You may choose to run Ythryn as is. Many DMs did so and enjoyed the results. If you want to change some things up, you might turn the clues in Ythryn into a three-of-five keys quest. Here's how:
A shell of protection wards off anyone from entering the central spire of Ythryn. Only three of the keys once held by the nine Netherese archmages of Ythryn let one pass into the central spire. The characters can explore the ruins of Ythryn seeking out these lost keys — each of them a magic item of considerable power. Once they have three, they can enter the central spire. You can move these keys around Ythryn and leave clues to lead the characters to interesting sites in the lost city.
For some added fun, you can have Averice, the wizard of the Arcane Brotherhood, and her hirelings seek out keys as well. Now it's a race for three of the keys or maybe one group tries to ambush the other once the former acquired three keys of their own. These hirelings can be tied to the former exploits or backgrounds of the characters. Maybe they're assassins sent to finish off one of the characters for a former grudge. Maybe they're cultists of the Black Sword. Choose Averice's hirelings based on the previous events of the campaign.
If you want to throw Auril into the mix, Averice could be physically possessed by Auril and once she's defeated, the three forms of Auril manifest one right after the other. This builds a huge four-stage battle sure to challenge the mightiest heroes. Feel free to turn the dials on Auril to make her the significant challenge she should be.
This gives you a lot of freedom and flexibility to offer interesting options and decisions for the characters instead of the scavenger hunt for weird passwords left all over Ythryn.
What rests within or below the spire is left to you. Tie it to a main driver for the campaign. For me, that was the cracked sarcophagus of Thruun, an elder evil trapped by the elves more than two thousand years ago used as a tremendous source of power for the Netherese before Ythryn fell to the earth. Guarded by the lich, Father Llymic, who summoned all sorts of horrors from Thruun's home world, the characters faced a mighty final battle indeed.
Use the events having taken place in your own campaign to build a final battle in or below the spire of Ythryn. Once this battle ends, only then can the characters complete the ritual to end Auril's endless night and restore the sun to Icewind Dale.

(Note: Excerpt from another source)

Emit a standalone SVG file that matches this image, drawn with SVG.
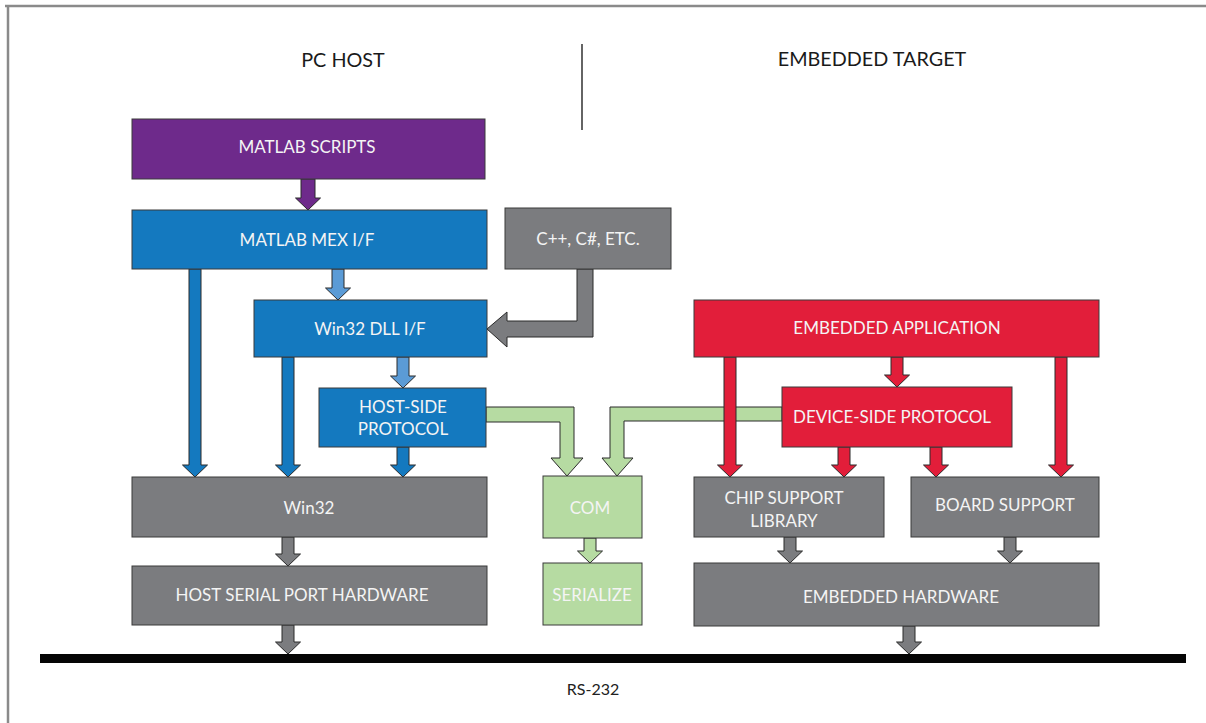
<svg xmlns="http://www.w3.org/2000/svg" width="1206" height="723" viewBox="0 0 1206 723">
<style>
.box{stroke:#3a3a3a;stroke-width:1}
.arr{stroke:#2a2a2a;stroke-width:1;stroke-linejoin:miter}
.purple{fill:#6e2a8b}
.blue{fill:#1479bf}
.lblue{fill:#5b9bd6}
.gray{fill:#7b7c7f}
.red{fill:#e21e3a}
.green{fill:#b6dba2}
text{font-family:Lato,"Open Sans","Liberation Sans",sans-serif}
.lbl{font-size:17px;fill:#f4f4f4;text-anchor:middle}
.hdr{font-size:19.8px;fill:#1a1a1a;text-anchor:middle}
</style>
<rect width="1206" height="723" fill="#ffffff"/>
<g id="frame">
<line x1="5" y1="6" x2="1206" y2="6" stroke="#8a8a8a" stroke-width="2.5"/>
<line x1="8" y1="6" x2="8" y2="723" stroke="#8a8a8a" stroke-width="2.5"/>
<line x1="582" y1="44" x2="582" y2="130" stroke="#111" stroke-width="1.3"/>
</g>
<g id="headers">
<text class="hdr" x="343" y="67">PC HOST</text>
<text class="hdr" x="872" y="66">EMBEDDED TARGET</text>
</g>
<g id="bus">
<rect x="40" y="654" width="1146" height="9" fill="#050505"/>
<text x="593" y="695" font-size="16" fill="#222" text-anchor="middle">RS-232</text>
</g>
<g id="connectors">
<polygon class="arr green" points="486,407 574,407 574,458 583,458 567,476 551,458 560,458 560,422 486,422"/>
<polygon class="arr green" points="782,407 610,407 610,458 602,458 617,476 633,458 624,458 624,421 782,421"/>
<polygon class="arr purple" points="301,179 315,179 315,198 320.5,198 308,210 295.5,198 301,198"/>
<polygon class="arr lblue" points="332,269 344,269 344,288 350.5,288 338,300 325.5,288 332,288"/>
<polygon class="arr lblue" points="397,357 409,357 409,376 415.5,376 403,388 390.5,376 397,376"/>
<polygon class="arr blue" points="189,269 201,269 201,465 207.5,465 195,477 182.5,465 189,465"/>
<polygon class="arr blue" points="282,357 294,357 294,465 300.5,465 288,477 275.5,465 282,465"/>
<polygon class="arr blue" points="397,447 409,447 409,465 415.5,465 403,477 390.5,465 397,465"/>
<polygon class="arr gray" points="577,269 593,269 593,337 507,337 507,347 487,329 507,312 507,321 577,321"/>
<polygon class="arr gray" points="282,537 294,537 294,554 300.5,554 288,566 275.5,554 282,554"/>
<polygon class="arr gray" points="282,625 294,625 294,642 300.5,642 288,654 275.5,642 282,642"/>
<polygon class="arr gray" points="784,537 796,537 796,551 802.5,551 790,563 777.5,551 784,551"/>
<polygon class="arr gray" points="1004,537 1016,537 1016,551 1022.5,551 1010,563 997.5,551 1004,551"/>
<polygon class="arr gray" points="903,626 915,626 915,642 921.5,642 909,654 896.5,642 903,642"/>
<polygon class="arr green" points="584,538 596,538 596,551 602.5,551 590,563 577.5,551 584,551"/>
<polygon class="arr red" points="724,357 736,357 736,465 742.5,465 730,477 717.5,465 724,465"/>
<polygon class="arr red" points="891,357 903,357 903,375 909.5,375 897,387 884.5,375 891,375"/>
<polygon class="arr red" points="1055,357 1067,357 1067,465 1073.5,465 1061,477 1048.5,465 1055,465"/>
<polygon class="arr red" points="838,447 850,447 850,465 856.5,465 844,477 831.5,465 838,465"/>
<polygon class="arr red" points="930,447 942,447 942,465 948.5,465 936,477 923.5,465 930,465"/>
</g>
<g id="matlab-scripts">
<rect class="box purple" x="132" y="119" width="353" height="60"/>
<text class="lbl" x="307" y="153">MATLAB SCRIPTS</text>
</g>
<g id="matlab-mex">
<rect class="box blue" x="132" y="210" width="355" height="59"/>
<text class="lbl" x="307" y="246">MATLAB MEX I/F</text>
</g>
<g id="cpp">
<rect class="box gray" x="505" y="208" width="166" height="61"/>
<text class="lbl" x="588" y="245">C++, C#, ETC.</text>
</g>
<g id="win32-dll">
<rect class="box blue" x="254" y="300" width="233" height="57"/>
<text class="lbl" x="370" y="335">Win32 DLL I/F</text>
</g>
<g id="host-side">
<rect class="box blue" x="319" y="388" width="167" height="59"/>
<text class="lbl" x="403" y="413">HOST-SIDE</text>
<text class="lbl" x="403" y="435">PROTOCOL</text>
</g>
<g id="win32">
<rect class="box gray" x="132" y="477" width="355" height="60"/>
<text class="lbl" x="309" y="514">Win32</text>
</g>
<g id="host-serial">
<rect class="box gray" x="132" y="566" width="355" height="59"/>
<text class="lbl" x="302" y="601">HOST SERIAL PORT HARDWARE</text>
</g>
<g id="com">
<rect class="box green" x="543" y="476" width="99" height="62"/>
<text class="lbl" x="590" y="514">COM</text>
</g>
<g id="serialize">
<rect class="box green" x="543" y="563" width="99" height="62"/>
<text class="lbl" x="592" y="601">SERIALIZE</text>
</g>
<g id="embedded-app">
<rect class="box red" x="694" y="300" width="405" height="57"/>
<text class="lbl" x="897" y="334">EMBEDDED APPLICATION</text>
</g>
<g id="device-side">
<rect class="box red" x="782" y="387" width="230" height="60"/>
<text class="lbl" x="892" y="423">DEVICE-SIDE PROTOCOL</text>
</g>
<g id="chip-support">
<rect class="box gray" x="694" y="477" width="190" height="60"/>
<text class="lbl" x="784" y="504">CHIP SUPPORT</text>
<text class="lbl" x="784" y="527">LIBRARY</text>
</g>
<g id="board-support">
<rect class="box gray" x="911" y="477" width="188" height="60"/>
<text class="lbl" x="1005" y="511">BOARD SUPPORT</text>
</g>
<g id="embedded-hw">
<rect class="box gray" x="694" y="563" width="405" height="63"/>
<text class="lbl" x="901" y="603">EMBEDDED HARDWARE</text>
</g>
</svg>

As written, the mythallar held within the central spire might transport the characters back over 2,000 years ago to a time when Icewind Dale was temprate. This is an awesome ending but it's best if it's voluntary. Offer this time traveling choice to the players instead of forcing the issue. This way they can integrate it into their one year later montage.
One good way to do this is to have the mythallar open up a portal the characters can clearly see travels back 2,000 years. Do the characters step through it or not? That's up to them!
Don't take away the characters' agency at the last minute. Give them control over their own endings.
Reinforce the return of the sun once the characters complete their journey. They step out over a frozen land and see a sun in the sky once again.
Thus ends our adventures in the Rime of the Frostmaiden!